Period drama no picnic
Picnic at Hanging Rock star Lily Sullivan makes her move on Hollywood in the epic limited series Barkskins, writes Holly Byrnes
CINCHED in tight by yet another corset, Lily Sullivan is the first to say her penchant for period drama comes with some side effects.
The Picnic at Hanging Rock star, who revived the role of Miranda in the iconic adaptation of Joan Lindsay novel by Foxtel two years ago, has just found herself stepping back in time again
– this time, for her first international credit, in National Geographic’s stunning new limited series Barkskins.
Playing Filles Du Roi [daughter of the king], Delphine, she is shipped to the new ‘France’ of North America and is expected to do her part to populate this wild land, seized from its First Nation people, the Iroquois.
Filmed in acres of wilderness three hours outside of Quebec City in Canada, the $90 million production went to extraordinary lengths to replicate the 1690s settlement called Wobik and how challenging it was to live through those days – including those damn corsets, Sullivan laughs.
“I had to eye roll at that,” she says, “but there is a level of immersion [in period drama] that is so intoxicating ... jumping into another world.
“The only resentment is the corset, but it usually helps with your acting to be huffing and puffing, being an oppressed woman, in an era where equality doesn’t exist. So it’s informative from that perspective.”
The courage and resilience it took women like Delphine to literally give birth to this new settlement inspired the 26-year-old.
“She is one of the first fleet of desperate women to cross the Atlantic, on a three-month voyage, full of disease and death. I had so much admiration learning about these women, who were there to pretty much mother this new land. It sounds nice and pretty saying ‘mothered’ but the expectation was they’d give birth to up to 20 children and you could die from that pretty quickly,” she says.
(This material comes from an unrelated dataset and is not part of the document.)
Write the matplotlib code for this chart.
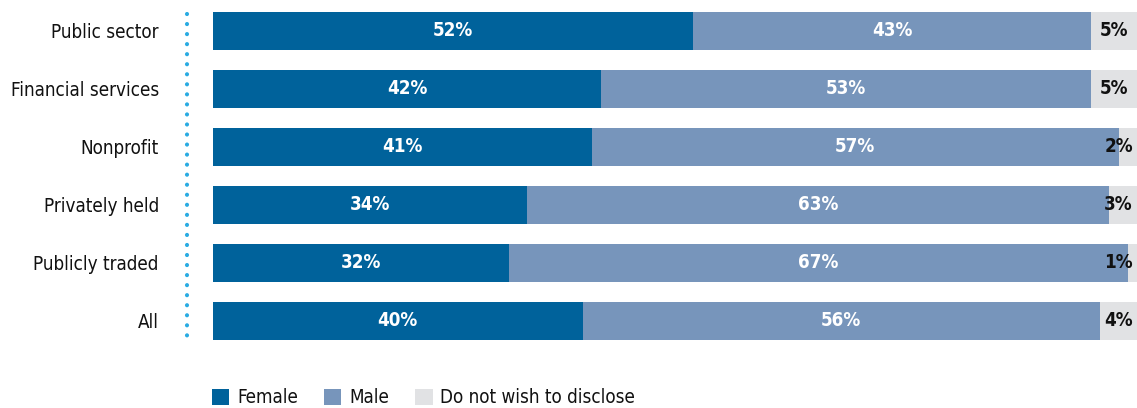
import matplotlib
matplotlib.use("Agg")
import matplotlib.pyplot as plt
from matplotlib.patches import Patch
from matplotlib.lines import Line2D

categories = ["Public sector", "Financial services", "Nonprofit",
              "Privately held", "Publicly traded", "All"]
female = [52, 42, 41, 34, 32, 40]
male = [43, 53, 57, 63, 67, 56]
undisclosed = [5, 5, 2, 3, 1, 4]
series_names = ["Female", "Male", "Do not wish to disclose"]

colors = ["#00629b", "#7795bb", "#e1e2e4"]
text_colors = ["white", "white", "#111111"]
font = dict(family="DejaVu Sans", stretch="condensed")

W, H = 1137, 408
fig = plt.figure(figsize=(W / 100, H / 100), dpi=100)
ax = fig.add_axes([213 / W, 1 - 350 / H, 1 - 213 / W, 348 / H])

ypos = list(range(len(categories)))
left = [0] * len(categories)
for vals, col, tcol in zip([female, male, undisclosed], colors, text_colors):
    ax.barh(ypos, vals, left=left, height=0.655, color=col, linewidth=0)
    for y, v, l in zip(ypos, vals, left):
        # keep labels of narrow end segments inside the plotting area
        x = min(l + v / 2, 98.0)
        ax.text(x, y, f"{v}%", ha="center", va="center",
                color=tcol, fontsize=13.5, fontweight="bold", **font)
    left = [a + b for a, b in zip(left, vals)]

ax.set_xlim(0, 100)
ax.set_ylim(len(categories) - 0.5, -0.5)
ax.set_yticks(ypos)
ax.set_yticklabels(categories, fontsize=13.5, color="#111111", **font)
ax.tick_params(axis="y", length=0, pad=39)
ax.set_xticks([])
for s in ax.spines.values():
    s.set_visible(False)

# dotted separator between the category labels and the bars
fig.add_artist(Line2D([187 / W, 187 / W], [1 - 14 / H, 1 - 344 / H],
                      transform=fig.transFigure, color="#29abe2",
                      linestyle=(0, (0.01, 2.4)), linewidth=3,
                      solid_capstyle="round", dash_capstyle="round"))

handles = [Patch(facecolor=c, edgecolor="none") for c in colors]
fig.legend(handles, series_names, loc="lower left",
           bbox_to_anchor=(195 / W, -0.04), ncol=3, frameon=False,
           handlelength=0.92, handleheight=0.92, handletextpad=0.42,
           columnspacing=1.4, prop=dict(size=13.5, **font),
           labelcolor="#111111")

fig.savefig("out.png", dpi=100)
Sullivan, who grew up in Logan, near Brisbane, saw similarities with Australia’s First Nation people and in the brutal historical fiction of the eight-part drama; where a mysterious massacre of settlers in the vast and unforgiving wilds of threatens to throw the Canadian province into all-out war.
“It’s fantastic when you get to learn about a culture that you’re not familiar with ... the First Nation people, the Iroquois of North America and a story that’s so close to home for so many colonised countries, who acknowledge that murderous past.”
The gig was made even more memorable by Sullivan’s co-star Marcia Gay Harden, who took her under her wing. “Oh my god, she’s one of the most fabulous women I’ve ever met,” she coos. “It was such a joy to work with her.”
Harden’s humility and hard work stunned her young co-star.
“Being with her there until 2am, the last on set, never complaining. She was just an absolute trooper for the artform of storytelling and so generous.”
So much so that on production breaks, Sullivan recalls, she be mothering the cast and crew.
“She totally embodied her character and just loved taking all of the harvest from set and baking it for everyone ... she was an absolute treasure.”
And Harden’s hospitality didn’t end at the wrap party, extending an invitation for the acting newcomer to stay at her homes in New York and Los Angeles.
“It made me think of people like Heath Ledger, who offered a helping hand to the people coming behind him. She was straightaway open arms.”